Ilalio broke into tears.
“You kinda have to understand where we’ve been and all we’ve gone through to understand the emotion,” Calderera said. “Plus football is very, very important to Numi. It’s one of the things to help him stay grounded and sane.”
Ilalio was deployed for combat in November. “Likely to the front lines,” Calderera said. “He can’t tell us much, but all we know that he’s on a special mission.”
He returned for a two week break in April, visited the team at camp, and returned to Afghanistan. He’s due back to Anchorage for good in the next two weeks.
Waiting, among others, is his son Matthew, an incoming freshman who will play on Service’s “C” team this year.
“The kids were ecstatic to see (Ilalio) in April,” Calderera said. “They’re incredibly anxious to get him back. We all are.”
Service (8-3 last year) opens Saturday against arch-rival South, a team it hasn’t beat since it opened in 2004.
“It’s a heck of a way to start,” said Calderera, a 1989 graduate of Service. “We’ll have 5,000 fans, standing-room-only. In many ways, this is our biggest game of the year.”
Both teams were depleted by graduation. South lost 32 seniors from last year’s 9-1 squad that won the Cook Inlet Conference. Lineman Dylon Short is the only returning offensive starter.

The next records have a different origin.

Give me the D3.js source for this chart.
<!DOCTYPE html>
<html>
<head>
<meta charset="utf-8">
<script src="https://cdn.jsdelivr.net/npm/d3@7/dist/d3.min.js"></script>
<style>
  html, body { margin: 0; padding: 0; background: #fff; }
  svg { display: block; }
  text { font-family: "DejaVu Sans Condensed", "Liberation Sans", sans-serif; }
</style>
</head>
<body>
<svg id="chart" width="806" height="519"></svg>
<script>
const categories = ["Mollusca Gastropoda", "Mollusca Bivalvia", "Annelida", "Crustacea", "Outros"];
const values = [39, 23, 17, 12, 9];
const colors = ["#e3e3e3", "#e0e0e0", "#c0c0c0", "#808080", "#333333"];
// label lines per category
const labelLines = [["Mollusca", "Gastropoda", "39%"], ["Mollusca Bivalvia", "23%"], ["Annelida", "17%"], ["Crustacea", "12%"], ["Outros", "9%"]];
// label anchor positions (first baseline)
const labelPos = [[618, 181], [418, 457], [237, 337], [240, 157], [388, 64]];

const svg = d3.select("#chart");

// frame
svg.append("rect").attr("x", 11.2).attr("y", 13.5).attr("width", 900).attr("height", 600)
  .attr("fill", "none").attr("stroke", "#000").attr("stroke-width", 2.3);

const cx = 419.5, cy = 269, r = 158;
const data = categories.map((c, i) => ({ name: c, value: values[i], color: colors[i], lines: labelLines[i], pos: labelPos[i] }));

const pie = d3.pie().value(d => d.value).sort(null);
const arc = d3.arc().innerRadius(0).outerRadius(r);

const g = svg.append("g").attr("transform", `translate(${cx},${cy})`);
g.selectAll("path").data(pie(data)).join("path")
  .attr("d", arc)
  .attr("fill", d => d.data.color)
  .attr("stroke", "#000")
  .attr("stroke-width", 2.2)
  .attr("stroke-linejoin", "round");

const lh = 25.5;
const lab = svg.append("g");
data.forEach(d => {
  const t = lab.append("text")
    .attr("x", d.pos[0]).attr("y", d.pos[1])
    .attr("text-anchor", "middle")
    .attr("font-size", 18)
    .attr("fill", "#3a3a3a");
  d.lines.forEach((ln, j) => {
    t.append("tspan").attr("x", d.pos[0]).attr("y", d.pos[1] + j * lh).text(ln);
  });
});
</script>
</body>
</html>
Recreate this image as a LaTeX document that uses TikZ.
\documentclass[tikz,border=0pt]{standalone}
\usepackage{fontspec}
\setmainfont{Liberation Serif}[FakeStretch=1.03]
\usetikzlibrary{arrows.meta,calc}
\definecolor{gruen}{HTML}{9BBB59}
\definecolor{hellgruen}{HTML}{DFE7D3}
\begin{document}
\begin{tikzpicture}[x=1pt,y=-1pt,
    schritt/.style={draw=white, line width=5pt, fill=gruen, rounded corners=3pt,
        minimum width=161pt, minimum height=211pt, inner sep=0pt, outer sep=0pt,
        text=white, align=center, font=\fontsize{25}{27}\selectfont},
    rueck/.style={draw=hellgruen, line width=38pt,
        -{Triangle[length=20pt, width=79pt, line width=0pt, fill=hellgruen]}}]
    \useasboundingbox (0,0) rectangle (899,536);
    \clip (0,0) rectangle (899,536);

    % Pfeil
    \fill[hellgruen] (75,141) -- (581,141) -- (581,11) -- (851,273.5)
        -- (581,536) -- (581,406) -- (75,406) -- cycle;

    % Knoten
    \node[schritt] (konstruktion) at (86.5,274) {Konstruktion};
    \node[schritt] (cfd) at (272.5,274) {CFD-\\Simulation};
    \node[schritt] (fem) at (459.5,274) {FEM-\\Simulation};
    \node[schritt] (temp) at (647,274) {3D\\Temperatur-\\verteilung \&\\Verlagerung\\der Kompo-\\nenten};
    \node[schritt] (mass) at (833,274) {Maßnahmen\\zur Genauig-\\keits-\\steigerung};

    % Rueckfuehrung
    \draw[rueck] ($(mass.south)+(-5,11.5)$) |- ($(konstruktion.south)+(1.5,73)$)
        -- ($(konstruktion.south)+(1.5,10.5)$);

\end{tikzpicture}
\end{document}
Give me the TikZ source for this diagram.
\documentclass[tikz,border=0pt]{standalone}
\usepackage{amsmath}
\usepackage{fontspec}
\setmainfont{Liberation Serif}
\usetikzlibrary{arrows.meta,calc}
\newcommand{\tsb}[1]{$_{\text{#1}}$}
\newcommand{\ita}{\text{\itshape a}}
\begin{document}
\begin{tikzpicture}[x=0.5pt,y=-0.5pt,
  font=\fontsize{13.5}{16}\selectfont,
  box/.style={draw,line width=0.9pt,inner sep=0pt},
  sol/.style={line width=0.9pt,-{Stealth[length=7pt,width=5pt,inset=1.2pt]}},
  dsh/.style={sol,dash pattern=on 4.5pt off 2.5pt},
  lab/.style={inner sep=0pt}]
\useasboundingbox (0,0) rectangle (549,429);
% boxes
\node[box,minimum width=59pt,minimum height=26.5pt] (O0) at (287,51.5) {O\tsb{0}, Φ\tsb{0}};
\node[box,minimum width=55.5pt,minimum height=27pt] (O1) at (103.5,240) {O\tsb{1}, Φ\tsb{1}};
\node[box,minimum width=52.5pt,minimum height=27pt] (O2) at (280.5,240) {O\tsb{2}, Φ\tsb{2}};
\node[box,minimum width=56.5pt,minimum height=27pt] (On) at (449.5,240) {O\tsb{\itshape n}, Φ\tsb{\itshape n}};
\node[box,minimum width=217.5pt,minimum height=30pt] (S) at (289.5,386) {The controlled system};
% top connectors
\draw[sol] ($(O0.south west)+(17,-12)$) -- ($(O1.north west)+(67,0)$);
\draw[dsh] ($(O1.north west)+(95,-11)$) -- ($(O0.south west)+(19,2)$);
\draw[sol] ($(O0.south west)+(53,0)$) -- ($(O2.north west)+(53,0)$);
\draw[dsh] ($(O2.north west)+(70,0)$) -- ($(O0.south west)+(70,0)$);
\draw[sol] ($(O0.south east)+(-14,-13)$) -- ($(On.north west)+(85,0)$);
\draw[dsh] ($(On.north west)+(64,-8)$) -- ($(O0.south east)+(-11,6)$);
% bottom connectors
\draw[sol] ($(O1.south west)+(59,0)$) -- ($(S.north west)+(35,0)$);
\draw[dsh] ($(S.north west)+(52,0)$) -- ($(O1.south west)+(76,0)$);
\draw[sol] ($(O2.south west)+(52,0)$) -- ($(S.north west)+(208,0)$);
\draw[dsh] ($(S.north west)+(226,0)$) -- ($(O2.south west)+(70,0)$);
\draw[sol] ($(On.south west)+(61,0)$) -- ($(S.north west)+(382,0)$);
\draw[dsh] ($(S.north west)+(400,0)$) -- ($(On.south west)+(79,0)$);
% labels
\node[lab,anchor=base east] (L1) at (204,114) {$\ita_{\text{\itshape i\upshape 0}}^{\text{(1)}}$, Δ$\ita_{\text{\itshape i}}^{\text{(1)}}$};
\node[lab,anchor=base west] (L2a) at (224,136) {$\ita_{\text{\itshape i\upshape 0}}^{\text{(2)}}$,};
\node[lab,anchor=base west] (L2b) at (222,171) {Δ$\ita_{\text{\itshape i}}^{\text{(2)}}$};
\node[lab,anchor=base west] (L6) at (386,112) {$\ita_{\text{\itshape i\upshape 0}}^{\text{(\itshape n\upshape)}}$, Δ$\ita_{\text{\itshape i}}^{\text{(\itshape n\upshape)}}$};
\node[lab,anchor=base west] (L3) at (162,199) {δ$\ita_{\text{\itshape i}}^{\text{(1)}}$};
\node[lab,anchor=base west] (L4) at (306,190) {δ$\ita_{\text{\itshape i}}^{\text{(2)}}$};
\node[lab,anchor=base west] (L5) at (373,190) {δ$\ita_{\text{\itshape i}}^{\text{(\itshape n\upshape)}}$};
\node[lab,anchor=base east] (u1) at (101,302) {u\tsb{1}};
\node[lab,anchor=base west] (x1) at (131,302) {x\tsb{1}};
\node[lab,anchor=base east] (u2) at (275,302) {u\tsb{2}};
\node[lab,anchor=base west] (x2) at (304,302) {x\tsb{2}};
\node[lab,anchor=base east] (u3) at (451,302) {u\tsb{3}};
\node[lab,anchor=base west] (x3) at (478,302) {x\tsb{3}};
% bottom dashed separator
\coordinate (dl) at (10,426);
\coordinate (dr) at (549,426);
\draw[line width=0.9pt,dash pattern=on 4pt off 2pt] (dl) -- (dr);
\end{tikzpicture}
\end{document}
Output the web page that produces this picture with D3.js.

Besides Sokimi and Riggs, Service will also be largely new players. Xavier Jackson, a transfer from California, figures to be the team’s big playmaker.
SWINE ME NOT
The Swine flu has hit Anchorage hard, with 255 of the state's 322 reported cases. A Dimond High School volleyball player reportedly was one of the cases, this after a pair of local football players came down with the illness.
The second football player was from Barlett High School, which has been hit hard by illness according to coach John Jessen. Practices have been scaled back, he told the Anchorage Daily News.
Barlett’s season opener tonight against Wasilla is still on. For now.
Remember in the spring, the University Interscholastic League in Texas postponed all events for two weeks due to the Swine flu scare.